Вполне аналогичная картина наблюдается, против ожидания, и в позднейших древнерусских памятниках ферраро-флорентийского цикла — Слове на латыню и Летописной повести. Вслед за Симеоном Суздальским их авторы при заметном общем интересе к предметно-церемониальным особенностям появления Предстоятеля католической церкви перед участниками Собора (его одежде, интерьерной обстановке, сопровождающим действиям), вовсе не дают этому персонажу — посредством прямых эпитетов — никакой экспрессивно-эмоциональной характеристики; не оценивают его, таким образом, как фигуру однозначно отрицательную, хотя его собственные поступки описывают критически, «буйство латинское» осуждают и клеймят единодушно, да и нетвердости греков дают надлежащую оценку (лишь в одном месте Слова на лытыню — в риторическом обращении к Евгению IV он назван «зломысленным» [VI, с. 383]). Более того, может быть, в самом раннем тексте, почти современном Ферраро-Флорентийскому собору, — Хождении во Флоренцию столь нейтральное именование понтифика (по существу, виновника греческого позора) отдает даже как будто бы симпатией к нему, ведь, по уверению неизвестного создателя этого произведения, латиняне «прощение приали от грек» [I, с. 486].

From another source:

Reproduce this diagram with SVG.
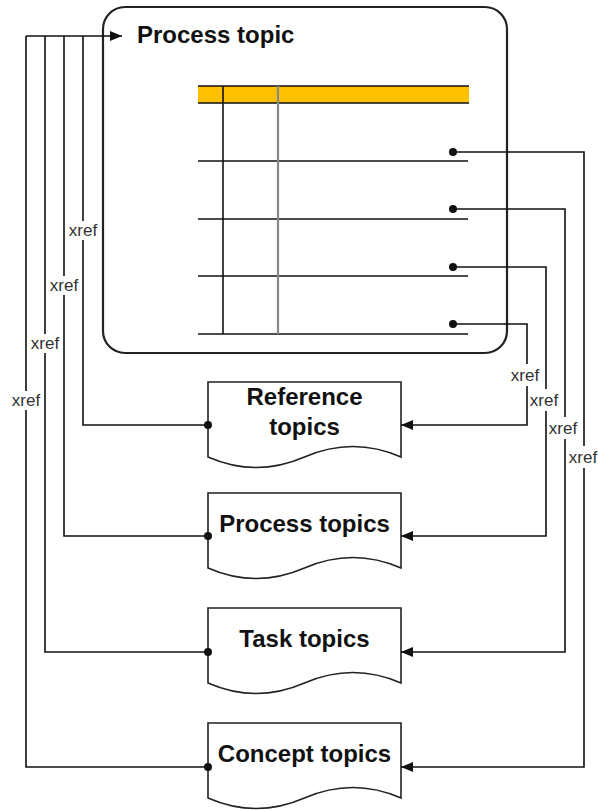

Итак, собственная персона папы Римского Евгения IV у древнерусских книжников не вызывала желания как-либо специально, посредством аттестационных определений, подчеркивать и свое враждебное отношение к нему, и, соответственно, его принадлежность к «чужому» миру. Не понятно даже, четко ли воспринимался он как представитель этого самого мира. Данная удивительная странность кажется особенно очевидной при том, что в целом тексты ферраро-флорентийского цикла содержат бесспорные приметы различения древнерусскими книжниками объектов заграничных от функционально тождественных им объектов отечественных, различения, другими словами, того, что в «чужом» мире подобно своему, но не есть свое, что является не таким, как свое.
В этом плане замечательно показательными терминологическими деталями являются слова «арцибискуп», «бискуп», «латыня».
Для Симеона Суздальского, например, характерно абсолютное постоянство употребления этих слов. Так, применительно к католическим архиереям он всегда использует термины «арцыбискуп», «пискуп» или «бискуп». Напротив, православные архиереи у него всегда «архиепископы» и «епископы». Иначе сказать, Симеон Суздальский, следуя отчасти нормам древнерусской литературной традиции, неизменно таким именно образом отличает западных иерархов от восточных, тем самым филологически, лексикологически выражая непохожесть, инаковость первых и вторых. Подобная терминологическая устойчивость наблюдается и во всех других вышеуказанных древнерусских произведениях ферраро-флорентийского цикла.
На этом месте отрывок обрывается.